# DATA BLOCK start

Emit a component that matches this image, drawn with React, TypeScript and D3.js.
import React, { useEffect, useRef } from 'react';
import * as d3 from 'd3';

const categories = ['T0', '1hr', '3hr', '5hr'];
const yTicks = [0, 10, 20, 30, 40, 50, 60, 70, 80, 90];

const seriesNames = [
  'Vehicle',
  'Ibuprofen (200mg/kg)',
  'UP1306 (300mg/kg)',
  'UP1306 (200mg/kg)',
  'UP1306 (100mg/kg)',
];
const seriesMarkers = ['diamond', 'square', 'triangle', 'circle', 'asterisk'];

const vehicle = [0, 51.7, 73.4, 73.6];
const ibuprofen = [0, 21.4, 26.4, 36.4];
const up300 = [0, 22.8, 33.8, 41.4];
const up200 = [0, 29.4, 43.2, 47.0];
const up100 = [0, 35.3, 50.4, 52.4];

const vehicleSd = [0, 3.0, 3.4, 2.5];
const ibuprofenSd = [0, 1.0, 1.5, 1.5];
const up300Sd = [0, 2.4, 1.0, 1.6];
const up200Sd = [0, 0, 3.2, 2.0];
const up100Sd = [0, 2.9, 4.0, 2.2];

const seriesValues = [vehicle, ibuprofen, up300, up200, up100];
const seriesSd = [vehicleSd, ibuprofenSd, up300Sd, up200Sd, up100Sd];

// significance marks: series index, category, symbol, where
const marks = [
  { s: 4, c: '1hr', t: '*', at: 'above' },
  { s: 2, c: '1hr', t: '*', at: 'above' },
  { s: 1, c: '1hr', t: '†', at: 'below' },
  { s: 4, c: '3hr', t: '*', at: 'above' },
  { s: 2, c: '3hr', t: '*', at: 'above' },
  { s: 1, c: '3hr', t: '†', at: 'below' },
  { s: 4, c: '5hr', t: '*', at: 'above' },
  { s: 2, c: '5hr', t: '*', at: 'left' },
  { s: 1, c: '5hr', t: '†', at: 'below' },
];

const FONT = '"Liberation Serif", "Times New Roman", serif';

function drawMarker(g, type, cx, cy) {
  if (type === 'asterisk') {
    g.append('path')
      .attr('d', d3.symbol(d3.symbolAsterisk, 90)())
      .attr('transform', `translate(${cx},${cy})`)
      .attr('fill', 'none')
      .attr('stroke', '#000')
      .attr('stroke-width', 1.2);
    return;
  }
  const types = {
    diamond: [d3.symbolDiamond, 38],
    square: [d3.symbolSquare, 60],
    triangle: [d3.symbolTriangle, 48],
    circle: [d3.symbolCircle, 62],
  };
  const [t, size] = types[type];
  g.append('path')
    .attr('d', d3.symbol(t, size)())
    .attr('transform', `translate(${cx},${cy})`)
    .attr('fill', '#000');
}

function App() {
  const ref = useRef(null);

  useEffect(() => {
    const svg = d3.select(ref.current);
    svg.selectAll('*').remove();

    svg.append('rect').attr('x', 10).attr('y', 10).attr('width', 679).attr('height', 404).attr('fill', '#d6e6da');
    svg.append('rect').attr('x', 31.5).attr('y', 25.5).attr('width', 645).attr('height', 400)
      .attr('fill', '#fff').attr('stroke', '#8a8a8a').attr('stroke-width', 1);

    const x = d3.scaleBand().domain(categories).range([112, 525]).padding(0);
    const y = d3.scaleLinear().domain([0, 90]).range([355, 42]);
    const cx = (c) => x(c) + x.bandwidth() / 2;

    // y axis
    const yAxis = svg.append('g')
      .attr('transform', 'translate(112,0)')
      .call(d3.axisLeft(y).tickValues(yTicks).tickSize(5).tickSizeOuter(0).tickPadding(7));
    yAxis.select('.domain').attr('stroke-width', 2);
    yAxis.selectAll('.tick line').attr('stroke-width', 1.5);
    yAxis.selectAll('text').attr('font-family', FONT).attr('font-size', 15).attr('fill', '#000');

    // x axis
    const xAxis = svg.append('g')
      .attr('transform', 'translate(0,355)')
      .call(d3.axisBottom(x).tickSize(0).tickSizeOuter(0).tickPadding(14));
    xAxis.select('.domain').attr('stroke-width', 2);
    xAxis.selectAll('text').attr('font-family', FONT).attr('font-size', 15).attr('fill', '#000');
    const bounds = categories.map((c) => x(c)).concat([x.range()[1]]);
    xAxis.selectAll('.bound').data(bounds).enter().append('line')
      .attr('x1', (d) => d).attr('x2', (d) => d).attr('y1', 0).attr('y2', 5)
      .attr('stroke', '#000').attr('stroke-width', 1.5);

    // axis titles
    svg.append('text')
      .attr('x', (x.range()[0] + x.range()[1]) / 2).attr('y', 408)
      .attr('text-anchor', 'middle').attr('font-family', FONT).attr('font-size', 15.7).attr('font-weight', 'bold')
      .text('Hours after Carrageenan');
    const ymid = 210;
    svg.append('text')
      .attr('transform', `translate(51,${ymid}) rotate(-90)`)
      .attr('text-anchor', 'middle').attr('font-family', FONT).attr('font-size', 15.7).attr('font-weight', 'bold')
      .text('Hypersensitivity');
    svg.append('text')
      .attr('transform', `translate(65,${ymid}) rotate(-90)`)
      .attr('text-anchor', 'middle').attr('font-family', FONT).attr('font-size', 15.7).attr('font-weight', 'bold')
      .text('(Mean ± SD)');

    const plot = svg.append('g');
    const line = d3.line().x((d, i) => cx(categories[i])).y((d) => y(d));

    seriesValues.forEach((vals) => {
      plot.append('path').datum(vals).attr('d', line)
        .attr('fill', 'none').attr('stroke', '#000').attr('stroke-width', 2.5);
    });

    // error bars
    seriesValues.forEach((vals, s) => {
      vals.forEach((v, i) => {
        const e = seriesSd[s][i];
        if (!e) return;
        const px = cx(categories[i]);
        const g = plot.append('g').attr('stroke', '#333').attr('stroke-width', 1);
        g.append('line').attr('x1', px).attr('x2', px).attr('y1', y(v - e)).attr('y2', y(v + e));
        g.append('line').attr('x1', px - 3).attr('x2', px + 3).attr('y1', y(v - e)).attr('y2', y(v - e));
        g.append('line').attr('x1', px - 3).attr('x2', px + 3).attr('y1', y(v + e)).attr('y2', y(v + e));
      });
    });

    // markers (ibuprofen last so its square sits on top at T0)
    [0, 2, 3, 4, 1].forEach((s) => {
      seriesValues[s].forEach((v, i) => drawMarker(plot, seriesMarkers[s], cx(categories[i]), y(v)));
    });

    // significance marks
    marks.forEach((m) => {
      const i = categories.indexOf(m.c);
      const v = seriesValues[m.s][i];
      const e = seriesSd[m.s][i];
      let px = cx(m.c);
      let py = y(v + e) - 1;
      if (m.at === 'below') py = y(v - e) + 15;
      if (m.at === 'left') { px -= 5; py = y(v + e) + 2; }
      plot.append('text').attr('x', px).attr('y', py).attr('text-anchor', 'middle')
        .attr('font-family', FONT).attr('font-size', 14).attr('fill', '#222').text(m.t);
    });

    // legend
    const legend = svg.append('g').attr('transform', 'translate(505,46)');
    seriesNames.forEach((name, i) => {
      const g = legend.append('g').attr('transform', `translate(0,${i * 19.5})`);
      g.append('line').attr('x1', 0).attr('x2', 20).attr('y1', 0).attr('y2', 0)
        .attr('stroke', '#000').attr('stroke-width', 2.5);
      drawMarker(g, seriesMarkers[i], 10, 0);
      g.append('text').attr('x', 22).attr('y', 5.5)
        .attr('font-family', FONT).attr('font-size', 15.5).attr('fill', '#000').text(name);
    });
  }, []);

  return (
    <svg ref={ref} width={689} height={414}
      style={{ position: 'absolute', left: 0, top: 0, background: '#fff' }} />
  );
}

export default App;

# DATA BLOCK end

= INSTRUCTION =
Please quote the data above in full, with no line missing.

= FINISHED TASK =
Emit a component that matches this image, drawn with React, TypeScript and D3.js.
import React, { useEffect, useRef } from 'react';
import * as d3 from 'd3';

const categories = ['T0', '1hr', '3hr', '5hr'];
const yTicks = [0, 10, 20, 30, 40, 50, 60, 70, 80, 90];

const seriesNames = [
  'Vehicle',
  'Ibuprofen (200mg/kg)',
  'UP1306 (300mg/kg)',
  'UP1306 (200mg/kg)',
  'UP1306 (100mg/kg)',
];
const seriesMarkers = ['diamond', 'square', 'triangle', 'circle', 'asterisk'];

const vehicle = [0, 51.7, 73.4, 73.6];
const ibuprofen = [0, 21.4, 26.4, 36.4];
const up300 = [0, 22.8, 33.8, 41.4];
const up200 = [0, 29.4, 43.2, 47.0];
const up100 = [0, 35.3, 50.4, 52.4];

const vehicleSd = [0, 3.0, 3.4, 2.5];
const ibuprofenSd = [0, 1.0, 1.5, 1.5];
const up300Sd = [0, 2.4, 1.0, 1.6];
const up200Sd = [0, 0, 3.2, 2.0];
const up100Sd = [0, 2.9, 4.0, 2.2];

const seriesValues = [vehicle, ibuprofen, up300, up200, up100];
const seriesSd = [vehicleSd, ibuprofenSd, up300Sd, up200Sd, up100Sd];

// significance marks: series index, category, symbol, where
const marks = [
  { s: 4, c: '1hr', t: '*', at: 'above' },
  { s: 2, c: '1hr', t: '*', at: 'above' },
  { s: 1, c: '1hr', t: '†', at: 'below' },
  { s: 4, c: '3hr', t: '*', at: 'above' },
  { s: 2, c: '3hr', t: '*', at: 'above' },
  { s: 1, c: '3hr', t: '†', at: 'below' },
  { s: 4, c: '5hr', t: '*', at: 'above' },
  { s: 2, c: '5hr', t: '*', at: 'left' },
  { s: 1, c: '5hr', t: '†', at: 'below' },
];

const FONT = '"Liberation Serif", "Times New Roman", serif';

function drawMarker(g, type, cx, cy) {
  if (type === 'asterisk') {
    g.append('path')
      .attr('d', d3.symbol(d3.symbolAsterisk, 90)())
      .attr('transform', `translate(${cx},${cy})`)
      .attr('fill', 'none')
      .attr('stroke', '#000')
      .attr('stroke-width', 1.2);
    return;
  }
  const types = {
    diamond: [d3.symbolDiamond, 38],
    square: [d3.symbolSquare, 60],
    triangle: [d3.symbolTriangle, 48],
    circle: [d3.symbolCircle, 62],
  };
  const [t, size] = types[type];
  g.append('path')
    .attr('d', d3.symbol(t, size)())
    .attr('transform', `translate(${cx},${cy})`)
    .attr('fill', '#000');
}

function App() {
  const ref = useRef(null);

  useEffect(() => {
    const svg = d3.select(ref.current);
    svg.selectAll('*').remove();

    svg.append('rect').attr('x', 10).attr('y', 10).attr('width', 679).attr('height', 404).attr('fill', '#d6e6da');
    svg.append('rect').attr('x', 31.5).attr('y', 25.5).attr('width', 645).attr('height', 400)
      .attr('fill', '#fff').attr('stroke', '#8a8a8a').attr('stroke-width', 1);

    const x = d3.scaleBand().domain(categories).range([112, 525]).padding(0);
    const y = d3.scaleLinear().domain([0, 90]).range([355, 42]);
    const cx = (c) => x(c) + x.bandwidth() / 2;

    // y axis
    const yAxis = svg.append('g')
      .attr('transform', 'translate(112,0)')
      .call(d3.axisLeft(y).tickValues(yTicks).tickSize(5).tickSizeOuter(0).tickPadding(7));
    yAxis.select('.domain').attr('stroke-width', 2);
    yAxis.selectAll('.tick line').attr('stroke-width', 1.5);
    yAxis.selectAll('text').attr('font-family', FONT).attr('font-size', 15).attr('fill', '#000');

    // x axis
    const xAxis = svg.append('g')
      .attr('transform', 'translate(0,355)')
      .call(d3.axisBottom(x).tickSize(0).tickSizeOuter(0).tickPadding(14));
    xAxis.select('.domain').attr('stroke-width', 2);
    xAxis.selectAll('text').attr('font-family', FONT).attr('font-size', 15).attr('fill', '#000');
    const bounds = categories.map((c) => x(c)).concat([x.range()[1]]);
    xAxis.selectAll('.bound').data(bounds).enter().append('line')
      .attr('x1', (d) => d).attr('x2', (d) => d).attr('y1', 0).attr('y2', 5)
      .attr('stroke', '#000').attr('stroke-width', 1.5);

    // axis titles
    svg.append('text')
      .attr('x', (x.range()[0] + x.range()[1]) / 2).attr('y', 408)
      .attr('text-anchor', 'middle').attr('font-family', FONT).attr('font-size', 15.7).attr('font-weight', 'bold')
      .text('Hours after Carrageenan');
    const ymid = 210;
    svg.append('text')
      .attr('transform', `translate(51,${ymid}) rotate(-90)`)
      .attr('text-anchor', 'middle').attr('font-family', FONT).attr('font-size', 15.7).attr('font-weight', 'bold')
      .text('Hypersensitivity');
    svg.append('text')
      .attr('transform', `translate(65,${ymid}) rotate(-90)`)
      .attr('text-anchor', 'middle').attr('font-family', FONT).attr('font-size', 15.7).attr('font-weight', 'bold')
      .text('(Mean ± SD)');

    const plot = svg.append('g');
    const line = d3.line().x((d, i) => cx(categories[i])).y((d) => y(d));

    seriesValues.forEach((vals) => {
      plot.append('path').datum(vals).attr('d', line)
        .attr('fill', 'none').attr('stroke', '#000').attr('stroke-width', 2.5);
    });

    // error bars
    seriesValues.forEach((vals, s) => {
      vals.forEach((v, i) => {
        const e = seriesSd[s][i];
        if (!e) return;
        const px = cx(categories[i]);
        const g = plot.append('g').attr('stroke', '#333').attr('stroke-width', 1);
        g.append('line').attr('x1', px).attr('x2', px).attr('y1', y(v - e)).attr('y2', y(v + e));
        g.append('line').attr('x1', px - 3).attr('x2', px + 3).attr('y1', y(v - e)).attr('y2', y(v - e));
        g.append('line').attr('x1', px - 3).attr('x2', px + 3).attr('y1', y(v + e)).attr('y2', y(v + e));
      });
    });

    // markers (ibuprofen last so its square sits on top at T0)
    [0, 2, 3, 4, 1].forEach((s) => {
      seriesValues[s].forEach((v, i) => drawMarker(plot, seriesMarkers[s], cx(categories[i]), y(v)));
    });

    // significance marks
    marks.forEach((m) => {
      const i = categories.indexOf(m.c);
      const v = seriesValues[m.s][i];
      const e = seriesSd[m.s][i];
      let px = cx(m.c);
      let py = y(v + e) - 1;
      if (m.at === 'below') py = y(v - e) + 15;
      if (m.at === 'left') { px -= 5; py = y(v + e) + 2; }
      plot.append('text').attr('x', px).attr('y', py).attr('text-anchor', 'middle')
        .attr('font-family', FONT).attr('font-size', 14).attr('fill', '#222').text(m.t);
    });

    // legend
    const legend = svg.append('g').attr('transform', 'translate(505,46)');
    seriesNames.forEach((name, i) => {
      const g = legend.append('g').attr('transform', `translate(0,${i * 19.5})`);
      g.append('line').attr('x1', 0).attr('x2', 20).attr('y1', 0).attr('y2', 0)
        .attr('stroke', '#000').attr('stroke-width', 2.5);
      drawMarker(g, seriesMarkers[i], 10, 0);
      g.append('text').attr('x', 22).attr('y', 5.5)
        .attr('font-family', FONT).attr('font-size', 15.5).attr('fill', '#000').text(name);
    });
  }, []);

  return (
    <svg ref={ref} width={689} height={414}
      style={{ position: 'absolute', left: 0, top: 0, background: '#fff' }} />
  );
}

export default App;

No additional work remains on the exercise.